2年半前の作品。どうしてその時に見なかったかと後悔しました。
人生のベスト10に入るぐらい好きになった作品です。

奪還しないし、リベンジしないし、スリラーじゃないし…
目次
オレゴンの森の奥深くでひとり孤独に暮らす男ロブ。彼にとって唯一の友だちは忠実なトリュフ・ハンターのブタで、収穫した貴重なトリュフを取引相手の青年アミールに売った金で生計を立てていた。そんなある日、ロブはライバルのハンターから襲撃を受けて負傷し、ブタを連れ去られてしまう。愛するブタを奪い返すため犯人の行方を追うロブだったが……。
2021年製作/91分/G/アメリカ
原題または英題:Pig
配給:カルチュア・パブリッシャーズ
劇場公開日:2022年10月7日(『映画.com』より引用)
本当に良すぎて痺れました…ニコラス・ケイジの作品はたくさん見ているわけではありませんが、一番好きです。

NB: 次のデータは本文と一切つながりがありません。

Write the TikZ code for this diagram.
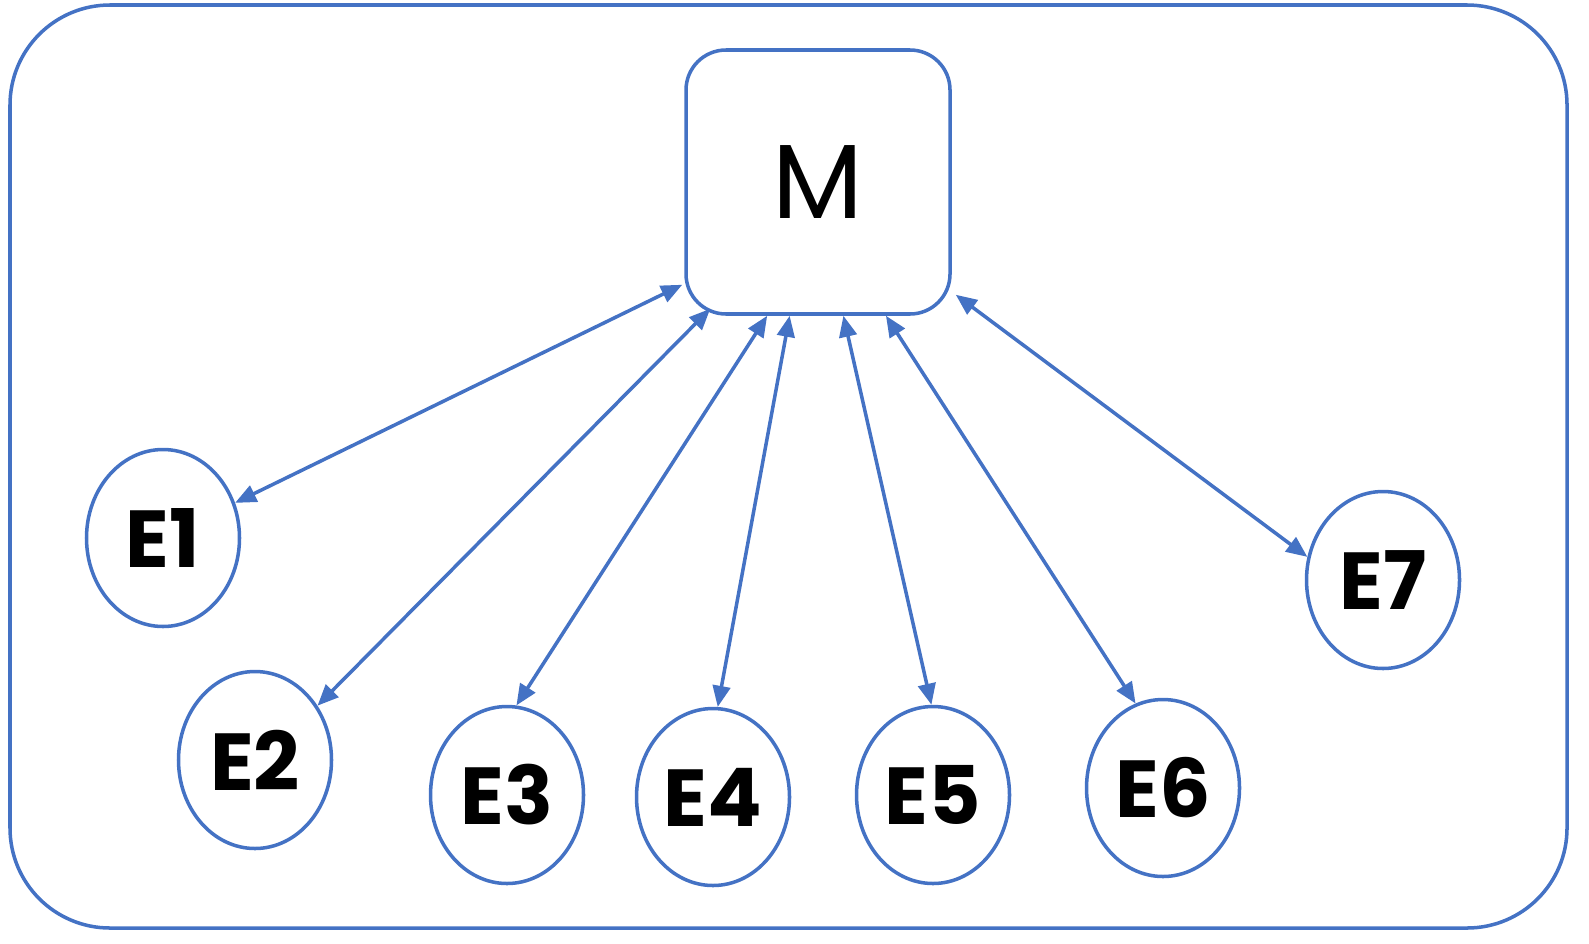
\documentclass[tikz,border=0pt]{standalone}
\usepackage{fontspec}
\setmainfont{Poppins}
\usepackage{tikz}
\usetikzlibrary{positioning, calc, shapes.geometric, arrows.meta}

\definecolor{frameblue}{HTML}{4472C4}

\begin{document}
\begin{tikzpicture}[line width=1pt]
        % Define block styles
        \tikzstyle{master} = [rectangle, draw=frameblue, fill=white, rounded corners=0.4cm, minimum width=2.64cm, minimum height=2.64cm, inner sep=0pt, font=\fontsize{30}{34}\selectfont]
        \tikzstyle{entity} = [ellipse, draw=frameblue, fill=white, minimum width=1.53cm, minimum height=1.77cm, inner sep=0pt, font=\fontsize{23}{27}\selectfont\bfseries]
        \tikzstyle{link} = [draw=frameblue, {Triangle[length=6pt,width=5pt]}-{Triangle[length=6pt,width=5pt]}]

        % Outer frame
        \draw[frameblue, rounded corners=1cm] (0.10,0.15) rectangle (15.67,9.38);

        % Place nodes
        \node [master] (M) at (8.18,7.61) {M};
        \node [entity] (E1) at (1.63,4.05) {E1};
        \node [entity] (E2) at (2.55,1.83) {E2};
        \node [entity] (E3) at (5.07,1.48) {E3};
        \node [entity] (E4) at (7.13,1.46) {E4};
        \node [entity] (E5) at (9.33,1.48) {E5};
        \node [entity] (E6) at (11.63,1.55) {E6};
        \node [entity] (E7) at (13.83,3.63) {E7};

        % Draw connections as arrows
        \draw [link] ($(M.south west)+(-0.02,0.31)$) -- (E1.26);
        \draw [link] ($(M.south west)+(0.26,0.07)$) -- (E2.41);
        \draw [link] ($(M.south west)!0.31!(M.south east)$) -- (E3.84);
        \draw [link] ($(M.south west)!0.394!(M.south east)$) -- (E4.87);
        \draw [link] ($(M.south west)!0.595!(M.south east)$) -- (E5.91);
        \draw [link] ($(M.south west)!0.754!(M.south east)$) -- (E6.108);
        \draw [link] ($(M.south east)+(0.04,0.21)$) -- (E7.163);

        % Fix the page size
        \pgfresetboundingbox
        \useasboundingbox (0,0) rectangle (15.89,9.43);
    \end{tikzpicture}
\end{document}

91分、と短くても性急さはなく、濃厚な人間ドラマとなっています。
強奪された愛するブタを取り戻すために、知人アミールの手を借りて、森から街に出向くロビンフェルド。
彼の迷いのないストレートな執念がまぶしく感じられました。
盗んだ者への復讐というのではなく、ただただブタを取り戻したいという気持ち。
なぜこれほど執着するのかというと、ブタが人生のよすがであり「愛情が本物」だったから。さらには亡くなった妻の代わりのように愛していたから、とも言えそうです。
元はトップレベルのシェフであったロブが隠遁生活を始めたのは、愛する妻を失ったことがきっかけだと推測されます。それも本物の愛情であったがゆえに、深く傷ついたのでしょう。
ブタを盗ませたアミールの父は、金で解決しようとしますが、全くの的外れであり、人として相容れない種類ってあるんだなぁと感じました。
代わりのもので間に合わせることができるのがアミールの父であり、できない者がロブ。
ロブの崇高な精神は、アミールの父に分かりようがないのです。
私が好きなのは、行動を共にするうちに、若いアミールがロブの本気度に惹かれていき、友情が生まれていくところです。
初めは毎週会いながらもほとんど口をきかなかったロブが、アミールのためにパンを余分にもらって手渡し、ラストには再び木曜日に会う約束をしたのが良かったです。
(ブタがいなくてもトリュフは取れるようです)
そしてロブは結局ブタを取り戻せず、何も変わらなかったのか、というとそうではなかったのがまた良かったです。
途中までしか聞けなかった、妻の録音テープの続きを聞けるようになったのです。
妻の死を受け入れられるようになったということ。
彼は、大切なブタを失ってさらに傷ついたのに、どうして立ち直ることができたのか?と考えました。
・彼の心の柱というか、信念、信条のようなものが、「本気の勝負をしていない薄っぺらい知人たち」と再会することで、間違っていないと確信が持てた。
・昔住んでいた家や仕事場を見て回ることで妻が亡くなってからの時の流れを実感できるようになった。
・アミールとの心の交流
この3つで先に進める自信になったのではないかと思いました。
ロブの「汚い格好に崇高な志」というギャップがとても魅力的に演じられていて、ますまくすニコラス・ケイジのファンになりました。
2025年の始めからいい作品に出会えて本当に幸せでした。